- **To do**:
Nothing in the data should change when you return it, but leave the pictures out.

- **Supplied information**:

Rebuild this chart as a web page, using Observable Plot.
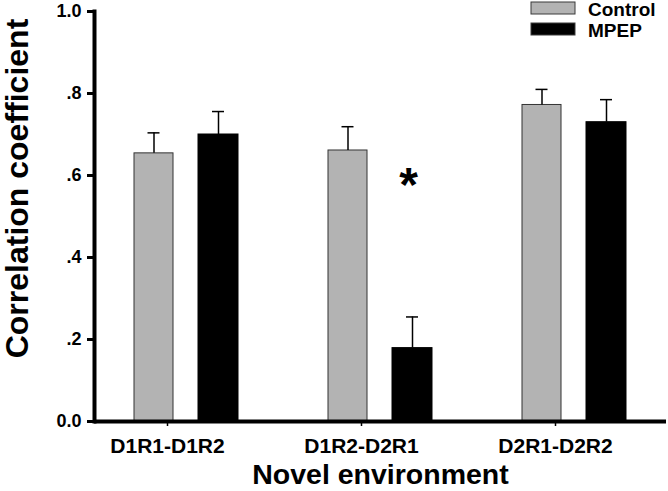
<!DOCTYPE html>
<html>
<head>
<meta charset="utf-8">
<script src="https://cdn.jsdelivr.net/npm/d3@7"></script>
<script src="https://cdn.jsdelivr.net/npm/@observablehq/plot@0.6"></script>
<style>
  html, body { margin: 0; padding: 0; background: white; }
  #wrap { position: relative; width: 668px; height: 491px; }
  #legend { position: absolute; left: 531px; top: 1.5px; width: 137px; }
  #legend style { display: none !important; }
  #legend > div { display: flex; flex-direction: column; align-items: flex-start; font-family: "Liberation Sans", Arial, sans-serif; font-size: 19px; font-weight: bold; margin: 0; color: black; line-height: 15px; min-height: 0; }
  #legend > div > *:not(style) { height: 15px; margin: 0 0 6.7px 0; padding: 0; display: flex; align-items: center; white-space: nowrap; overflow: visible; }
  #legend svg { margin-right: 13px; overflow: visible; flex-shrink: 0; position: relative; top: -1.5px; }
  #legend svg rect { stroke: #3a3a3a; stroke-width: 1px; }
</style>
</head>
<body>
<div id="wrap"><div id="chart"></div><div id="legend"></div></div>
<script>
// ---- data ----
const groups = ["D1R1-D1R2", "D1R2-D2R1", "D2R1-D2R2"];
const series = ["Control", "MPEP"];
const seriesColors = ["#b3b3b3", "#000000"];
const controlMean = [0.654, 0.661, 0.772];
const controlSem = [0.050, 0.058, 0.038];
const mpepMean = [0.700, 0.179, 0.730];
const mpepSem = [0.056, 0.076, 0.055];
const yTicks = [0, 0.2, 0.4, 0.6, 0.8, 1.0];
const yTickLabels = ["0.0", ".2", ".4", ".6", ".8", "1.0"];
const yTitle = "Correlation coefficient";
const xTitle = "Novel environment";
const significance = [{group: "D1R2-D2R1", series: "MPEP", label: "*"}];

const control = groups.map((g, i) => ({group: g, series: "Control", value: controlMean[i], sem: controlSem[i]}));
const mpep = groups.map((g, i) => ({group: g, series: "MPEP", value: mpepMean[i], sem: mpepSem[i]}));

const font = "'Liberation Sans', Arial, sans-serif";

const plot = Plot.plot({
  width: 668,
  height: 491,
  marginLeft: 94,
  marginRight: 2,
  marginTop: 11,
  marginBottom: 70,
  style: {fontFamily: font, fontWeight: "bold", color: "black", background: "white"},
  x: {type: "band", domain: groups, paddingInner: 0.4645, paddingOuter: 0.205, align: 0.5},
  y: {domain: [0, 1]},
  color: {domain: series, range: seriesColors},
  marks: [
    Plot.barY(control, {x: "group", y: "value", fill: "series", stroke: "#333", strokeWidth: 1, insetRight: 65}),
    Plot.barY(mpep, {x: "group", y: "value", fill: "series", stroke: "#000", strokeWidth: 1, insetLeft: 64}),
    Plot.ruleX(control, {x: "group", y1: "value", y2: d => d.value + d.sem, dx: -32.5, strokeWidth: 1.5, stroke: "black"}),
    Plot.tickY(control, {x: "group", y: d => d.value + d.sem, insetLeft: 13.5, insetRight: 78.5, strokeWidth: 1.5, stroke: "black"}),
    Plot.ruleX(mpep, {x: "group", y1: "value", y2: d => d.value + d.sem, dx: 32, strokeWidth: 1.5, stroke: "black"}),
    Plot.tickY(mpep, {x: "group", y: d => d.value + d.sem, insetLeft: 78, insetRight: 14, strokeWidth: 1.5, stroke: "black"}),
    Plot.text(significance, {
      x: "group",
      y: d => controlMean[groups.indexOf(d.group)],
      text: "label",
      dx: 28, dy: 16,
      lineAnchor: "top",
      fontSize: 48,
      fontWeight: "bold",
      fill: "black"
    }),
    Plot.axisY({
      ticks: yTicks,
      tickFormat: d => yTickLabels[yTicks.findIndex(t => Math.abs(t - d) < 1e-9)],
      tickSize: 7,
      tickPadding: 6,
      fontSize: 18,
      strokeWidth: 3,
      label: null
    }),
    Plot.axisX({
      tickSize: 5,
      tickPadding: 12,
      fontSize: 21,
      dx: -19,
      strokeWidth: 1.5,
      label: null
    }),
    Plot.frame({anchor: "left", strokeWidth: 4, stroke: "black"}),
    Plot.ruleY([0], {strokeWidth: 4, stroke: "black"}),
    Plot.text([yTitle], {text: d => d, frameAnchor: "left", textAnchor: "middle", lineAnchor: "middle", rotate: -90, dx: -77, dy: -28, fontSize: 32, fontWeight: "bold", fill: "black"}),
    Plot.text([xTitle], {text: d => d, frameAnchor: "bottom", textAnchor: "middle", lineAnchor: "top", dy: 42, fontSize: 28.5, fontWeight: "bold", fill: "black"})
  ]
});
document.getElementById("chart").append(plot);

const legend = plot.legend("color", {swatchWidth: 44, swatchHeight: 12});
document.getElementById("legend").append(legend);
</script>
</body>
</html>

- **Full solution**:
Rebuild this chart as a web page, using Observable Plot.
<!DOCTYPE html>
<html>
<head>
<meta charset="utf-8">
<script src="https://cdn.jsdelivr.net/npm/d3@7"></script>
<script src="https://cdn.jsdelivr.net/npm/@observablehq/plot@0.6"></script>
<style>
  html, body { margin: 0; padding: 0; background: white; }
  #wrap { position: relative; width: 668px; height: 491px; }
  #legend { position: absolute; left: 531px; top: 1.5px; width: 137px; }
  #legend style { display: none !important; }
  #legend > div { display: flex; flex-direction: column; align-items: flex-start; font-family: "Liberation Sans", Arial, sans-serif; font-size: 19px; font-weight: bold; margin: 0; color: black; line-height: 15px; min-height: 0; }
  #legend > div > *:not(style) { height: 15px; margin: 0 0 6.7px 0; padding: 0; display: flex; align-items: center; white-space: nowrap; overflow: visible; }
  #legend svg { margin-right: 13px; overflow: visible; flex-shrink: 0; position: relative; top: -1.5px; }
  #legend svg rect { stroke: #3a3a3a; stroke-width: 1px; }
</style>
</head>
<body>
<div id="wrap"><div id="chart"></div><div id="legend"></div></div>
<script>
// ---- data ----
const groups = ["D1R1-D1R2", "D1R2-D2R1", "D2R1-D2R2"];
const series = ["Control", "MPEP"];
const seriesColors = ["#b3b3b3", "#000000"];
const controlMean = [0.654, 0.661, 0.772];
const controlSem = [0.050, 0.058, 0.038];
const mpepMean = [0.700, 0.179, 0.730];
const mpepSem = [0.056, 0.076, 0.055];
const yTicks = [0, 0.2, 0.4, 0.6, 0.8, 1.0];
const yTickLabels = ["0.0", ".2", ".4", ".6", ".8", "1.0"];
const yTitle = "Correlation coefficient";
const xTitle = "Novel environment";
const significance = [{group: "D1R2-D2R1", series: "MPEP", label: "*"}];

const control = groups.map((g, i) => ({group: g, series: "Control", value: controlMean[i], sem: controlSem[i]}));
const mpep = groups.map((g, i) => ({group: g, series: "MPEP", value: mpepMean[i], sem: mpepSem[i]}));

const font = "'Liberation Sans', Arial, sans-serif";

const plot = Plot.plot({
  width: 668,
  height: 491,
  marginLeft: 94,
  marginRight: 2,
  marginTop: 11,
  marginBottom: 70,
  style: {fontFamily: font, fontWeight: "bold", color: "black", background: "white"},
  x: {type: "band", domain: groups, paddingInner: 0.4645, paddingOuter: 0.205, align: 0.5},
  y: {domain: [0, 1]},
  color: {domain: series, range: seriesColors},
  marks: [
    Plot.barY(control, {x: "group", y: "value", fill: "series", stroke: "#333", strokeWidth: 1, insetRight: 65}),
    Plot.barY(mpep, {x: "group", y: "value", fill: "series", stroke: "#000", strokeWidth: 1, insetLeft: 64}),
    Plot.ruleX(control, {x: "group", y1: "value", y2: d => d.value + d.sem, dx: -32.5, strokeWidth: 1.5, stroke: "black"}),
    Plot.tickY(control, {x: "group", y: d => d.value + d.sem, insetLeft: 13.5, insetRight: 78.5, strokeWidth: 1.5, stroke: "black"}),
    Plot.ruleX(mpep, {x: "group", y1: "value", y2: d => d.value + d.sem, dx: 32, strokeWidth: 1.5, stroke: "black"}),
    Plot.tickY(mpep, {x: "group", y: d => d.value + d.sem, insetLeft: 78, insetRight: 14, strokeWidth: 1.5, stroke: "black"}),
    Plot.text(significance, {
      x: "group",
      y: d => controlMean[groups.indexOf(d.group)],
      text: "label",
      dx: 28, dy: 16,
      lineAnchor: "top",
      fontSize: 48,
      fontWeight: "bold",
      fill: "black"
    }),
    Plot.axisY({
      ticks: yTicks,
      tickFormat: d => yTickLabels[yTicks.findIndex(t => Math.abs(t - d) < 1e-9)],
      tickSize: 7,
      tickPadding: 6,
      fontSize: 18,
      strokeWidth: 3,
      label: null
    }),
    Plot.axisX({
      tickSize: 5,
      tickPadding: 12,
      fontSize: 21,
      dx: -19,
      strokeWidth: 1.5,
      label: null
    }),
    Plot.frame({anchor: "left", strokeWidth: 4, stroke: "black"}),
    Plot.ruleY([0], {strokeWidth: 4, stroke: "black"}),
    Plot.text([yTitle], {text: d => d, frameAnchor: "left", textAnchor: "middle", lineAnchor: "middle", rotate: -90, dx: -77, dy: -28, fontSize: 32, fontWeight: "bold", fill: "black"}),
    Plot.text([xTitle], {text: d => d, frameAnchor: "bottom", textAnchor: "middle", lineAnchor: "top", dy: 42, fontSize: 28.5, fontWeight: "bold", fill: "black"})
  ]
});
document.getElementById("chart").append(plot);

const legend = plot.legend("color", {swatchWidth: 44, swatchHeight: 12});
document.getElementById("legend").append(legend);
</script>
</body>
</html>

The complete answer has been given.